I had just moved into Manhattan with one of my closest friends, Carrie. We had been friends for more than a decade: I’d been to her house for Christmas and she had come to my little brother’s bar mitzvah, but we had never lived together. We set up our tiny apartment in July. I was gone all day, every day during the High Holidays, and she went home to Connecticut for Christmas; somehow we were never actually together for a single one of our religious holidays.
And then came spring. Carrie’s family was expecting her to come home for Easter, but using public transportation to the far reaches of suburban Connecticut had taken several hours when she had gone home for Christmas, and she couldn’t imagine doing it again. Since her parents had a car, and driving into the city would take far less time, I suggested that she invite her parents to our place for Easter dinner.
She looked at me like I was crazy. “It’s during Passover,” she said, “so you won’t be able to eat anything!”
That’s what she thought. But I had spent one Passover travelling through rural England, another surrounded by fresh croissants in Paris, and several in a campus dorm full of Pop-Tarts and pasta. I know what I’m doing now — years of practice really do make perfect!
I started pulling out cookbooks. What does one usually eat for Easter dinner, and how can one make it kosher for Passover? For one thing, lamb chops. Totally traditional and easy to find kosher in Manhattan. Sweet potatoes, zucchini, carrots. A delicious soup and a nice salad on the side. And for dessert, meringue cups filled with fresh fruit that had been soaked overnight in Gran Marnier.
And yes, I did have matzah, even though I didn’t expect Carrie’s family to join me.
The best part of dinner was the end: When no one was looking, I had hidden chocolate eggs around the living room for Carrie and her sister to search for. And it turned out that Carrie had had a similar idea, and had hidden a piece of matzah for me to find before dessert was served.
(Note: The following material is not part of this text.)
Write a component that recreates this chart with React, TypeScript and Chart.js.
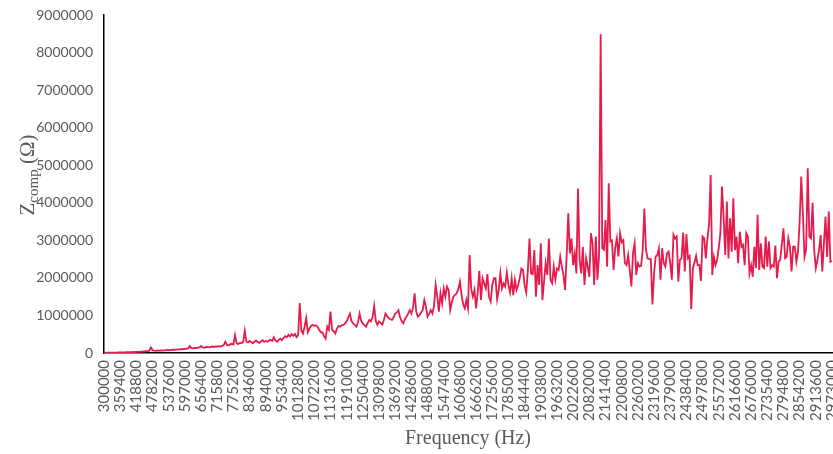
import React, { useEffect, useRef } from "react";
import { Chart, registerables } from "chart.js";

Chart.register(...registerables);

// Sweep definition: 451 points from 300 kHz in 5940 Hz steps
const START_HZ = 300000;
const STEP_HZ = 5940;
const LABEL_EVERY = 10;

// Compensated impedance, ohms — low band (indices 0-119)
const zLowBand = [
  5000, 6000, 8000, 7000, 9000, 10000, 9000, 12000, 11000, 14000,
  13000, 16000, 18000, 17000, 20000, 22000, 21000, 25000, 27000, 26000,
  30000, 33000, 31000, 38000, 42000, 40000, 47000, 52000, 60000, 150000,
  75000, 62000, 58000, 66000, 61000, 70000, 64000, 72000, 69000, 80000,
  74000, 85000, 78000, 92000, 86000, 95000, 88000, 105000, 98000, 110000,
  102000, 118000, 125000, 186000, 130000, 122000, 135000, 128000, 142000, 150000,
  186000, 148000, 140000, 155000, 160000, 150000, 165000, 172000, 160000, 175000,
  168000, 180000, 172000, 190000, 210000, 300000, 215000, 205000, 230000, 245000,
  225000, 480000, 255000, 240000, 270000, 258000, 290000, 586000, 300000, 280000,
  320000, 290000, 260000, 300000, 335000, 290000, 270000, 310000, 340000, 295000,
  320000, 300000, 330000, 350000, 320000, 417000, 330000, 300000, 350000, 380000,
  340000, 400000, 450000, 420000, 480000, 440000, 500000, 460000, 510000, 420000,
];

// Mid band (indices 120-299)
const zMidBand = [
  470000, 1330000, 600000, 520000, 700000, 930000, 550000, 650000, 720000, 750000,
  720000, 740000, 700000, 620000, 550000, 550000, 450000, 380000, 700000, 620000,
  1100000, 610000, 580000, 520000, 650000, 720000, 700000, 740000, 750000, 790000,
  850000, 950000, 1050000, 850000, 790000, 750000, 700000, 820000, 1050000, 850000,
  790000, 740000, 700000, 800000, 880000, 840000, 950000, 1250000, 850000, 750000,
  840000, 800000, 750000, 880000, 1050000, 980000, 930000, 900000, 880000, 950000,
  1050000, 1080000, 1140000, 950000, 850000, 790000, 900000, 970000, 1050000, 1140000,
  1050000, 1200000, 1590000, 1100000, 970000, 1010000, 1080000, 1140000, 1410000, 1230000,
  970000, 1050000, 1140000, 1050000, 1250000, 1810000, 1500000, 1100000, 1590000, 1320000,
  1720000, 1500000, 1770000, 1680000, 1140000, 1350000, 1500000, 1550000, 1590000, 1700000,
  1900000, 1550000, 1300000, 1190000, 1410000, 1190000, 2610000, 1700000, 1500000, 1680000,
  1190000, 1600000, 2190000, 1410000, 1990000, 1850000, 1720000, 2100000, 1500000, 1370000,
  1800000, 1990000, 1990000, 1430000, 1680000, 2120000, 1720000, 1850000, 1770000, 2140000,
  1800000, 1610000, 1990000, 1540000, 1950000, 1680000, 1810000, 2000000, 2250000, 2210000,
  1800000, 1610000, 2200000, 3050000, 2120000, 2100000, 2740000, 1500000, 2340000, 1810000,
  2920000, 1410000, 1900000, 2390000, 2080000, 3050000, 1950000, 1860000, 2300000, 1950000,
  2250000, 2210000, 2560000, 2300000, 2080000, 1680000, 2600000, 3720000, 2650000, 3050000,
  2340000, 2650000, 2120000, 4380000, 2480000, 2120000, 2830000, 1810000, 2520000, 2300000,
];

// High band (indices 300-450)
const zHighBand = [
  2030000, 3190000, 2920000, 1810000, 3100000, 1950000, 2600000, 8490000, 2790000, 2750000,
  3540000, 2300000, 4520000, 2970000, 3000000, 2210000, 2800000, 3050000, 2570000, 3190000,
  2950000, 3000000, 2390000, 2340000, 2610000, 2200000, 1770000, 2660000, 2920000, 2080000,
  2390000, 2300000, 2320000, 2750000, 3850000, 2750000, 2520000, 2500000, 2500000, 1290000,
  2100000, 2570000, 2600000, 2790000, 1950000, 2790000, 2390000, 2300000, 2650000, 2700000,
  2400000, 1950000, 3150000, 3050000, 3100000, 1900000, 2480000, 2520000, 3210000, 2170000,
  3170000, 2520000, 2580000, 1170000, 2260000, 2400000, 2590000, 2340000, 2340000, 1920000,
  3100000, 3050000, 2520000, 3050000, 3410000, 4740000, 2080000, 2560000, 2340000, 2480000,
  2800000, 3190000, 4430000, 3630000, 2610000, 4030000, 2520000, 3590000, 2700000, 4120000,
  2740000, 3100000, 2390000, 3230000, 2830000, 2880000, 2340000, 3190000, 3100000, 2120000,
  2340000, 2030000, 2830000, 2260000, 3680000, 2210000, 2920000, 2300000, 2260000, 3100000,
  2300000, 2970000, 2260000, 2340000, 2300000, 2860000, 1990000, 2430000, 2480000, 2900000,
  3320000, 2520000, 2560000, 3050000, 2830000, 2170000, 2830000, 2830000, 2430000, 2700000,
  3500000, 4700000, 3720000, 2560000, 2760000, 4920000, 3100000, 3050000, 4000000, 2740000,
  2260000, 2480000, 2740000, 3140000, 2170000, 2920000, 3630000, 2560000, 3770000, 2430000,
  2450000,
];

// Frequency labels printed under every tenth sample
const xTickLabels = [
  "300000", "359400", "418800", "478200", "537600", "597000", "656400", "715800",
  "775200", "834600", "894000", "953400", "1012800", "1072200", "1131600", "1191000",
  "1250400", "1309800", "1369200", "1428600", "1488000", "1547400", "1606800", "1666200",
  "1725600", "1785000", "1844400", "1903800", "1963200", "2022600", "2082000", "2141400",
  "2200800", "2260200", "2319600", "2379000", "2438400", "2497800", "2557200", "2616600",
  "2676000", "2735400", "2794800", "2854200", "2913600", "2973000",
];

const Y_MIN = 0;
const Y_MAX = 9000000;
const Y_STEP = 1000000;

const impedance = [...zLowBand, ...zMidBand, ...zHighBand];
const frequencies = impedance.map((_, i) => String(START_HZ + i * STEP_HZ));

const LINE_COLOR = "rgb(229, 27, 76)";
const TICK_COLOR = "#595959";
const TITLE_COLOR = "#595959";
const TICK_FONT = { family: "Lato, 'Open Sans', sans-serif", size: 14 };
const X_TICK_FONT = { family: "Lato, 'Open Sans', sans-serif", size: 15 };
const SERIF = "'Liberation Serif', 'Times New Roman', serif";

// Axis titles drawn by hand so the y title can carry a subscript
const axisTitles = {
  id: "axisTitles",
  afterDraw(chart: any) {
    const { ctx, chartArea } = chart;
    ctx.save();
    ctx.fillStyle = TITLE_COLOR;
    ctx.textBaseline = "alphabetic";

    ctx.font = `20px ${SERIF}`;
    ctx.textAlign = "center";
    ctx.fillText("Frequency (Hz)", (chartArea.left + chartArea.right) / 2, 444);

    const big = `21px ${SERIF}`;
    const small = `15px ${SERIF}`;
    ctx.font = big;
    const wZ = ctx.measureText("Z").width;
    const wTail = ctx.measureText(" (Ω)").width;
    ctx.font = small;
    const wSub = ctx.measureText("comp").width;
    const total = wZ + wSub + wTail;

    ctx.translate(34, 175);
    ctx.rotate(-Math.PI / 2);
    ctx.textAlign = "left";
    let x = -total / 2;
    ctx.font = big;
    ctx.fillText("Z", x, 0);
    x += wZ;
    ctx.font = small;
    ctx.fillText("comp", x, 4);
    x += wSub;
    ctx.font = big;
    ctx.fillText(" (Ω)", x, 0);
    ctx.restore();
  },
};

export default function App() {
  const canvasRef = useRef<HTMLCanvasElement | null>(null);

  useEffect(() => {
    if (!canvasRef.current) return;
    const chart = new Chart(canvasRef.current, {
      type: "line",
      data: {
        labels: frequencies,
        datasets: [
          {
            data: impedance,
            borderColor: LINE_COLOR,
            backgroundColor: LINE_COLOR,
            borderWidth: 1.8,
            pointRadius: 0,
            tension: 0,
            fill: false,
          },
        ],
      },
      options: {
        animation: false,
        responsive: false,
        maintainAspectRatio: false,
        devicePixelRatio: 1,
        layout: { padding: { top: 15, right: 1, left: 0, bottom: 0 } },
        plugins: {
          legend: { display: false },
          tooltip: { enabled: false },
        },
        scales: {
          x: {
            type: "category",
            offset: false,
            grid: { display: false, drawTicks: false },
            border: { display: true, color: "#000", width: 1.5 },
            ticks: {
              autoSkip: false,
              minRotation: 90,
              maxRotation: 90,
              padding: 7,
              color: TICK_COLOR,
              font: X_TICK_FONT,
              callback: (_v: any, i: number) =>
                i % LABEL_EVERY === 0 ? xTickLabels[i / LABEL_EVERY] : "",
            },
            afterFit: (s: any) => {
              s.height = 101;
              s.paddingLeft = 0;
              s.paddingRight = 0;
            },
          },
          y: {
            min: Y_MIN,
            max: Y_MAX,
            grid: { display: false, drawTicks: false },
            border: { display: true, color: "#000", width: 1.5 },
            ticks: {
              stepSize: Y_STEP,
              padding: 11,
              color: TICK_COLOR,
              font: TICK_FONT,
              callback: (v: any) => String(v),
            },
            afterFit: (s: any) => {
              s.width = 104;
              s.paddingTop = 0;
              s.paddingBottom = 0;
            },
          },
        },
      },
      plugins: [axisTitles],
    });
    return () => chart.destroy();
  }, []);

  return (
    <div style={{ position: "absolute", left: 0, top: 0, width: 833, height: 454, background: "#fff" }}>
      <canvas ref={canvasRef} width={833} height={454} />
    </div>
  );
}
There are several explanations for why Jews keep kosher: some have claimed that it’s about hygiene and health, others have assigned negative moral attributes to the creatures we’re not supposed to eat. But the explanation that has always bothered me the most is that the dietary laws are meant to keep Jews separate from other people — that is, if we can’t eat together, then we won’t live together, and won’t share the important events in our lives.
But the Jewish ethical values I was raised with include recognizing that all of us are made in the divine image, and that it’s not only possible but desirable that we all learn how to live together in peace. When the dietary laws get in the way of an important relationship, it means I’m doing something wrong. And as far as I’m concerned, it’s part of my religious obligation to make sure that everyone has their place at the table for a family dinner.
Easter isn’t my holiday, just as Passover isn’t Carrie’s. And yet we celebrated together, we ate together, we laughed together. Keeping kosher for Passover didn’t make me feel that I was enslaved to a dietary Pharaoh or stuck in a narrow place where I couldn’t eat or celebrate with some of the people I love the most. Instead, our kosher-for-Passover, traditional Easter dinner made me feel how incredibly lucky we are to be so connected to our traditions and so deliciously able to come together and celebrate them all.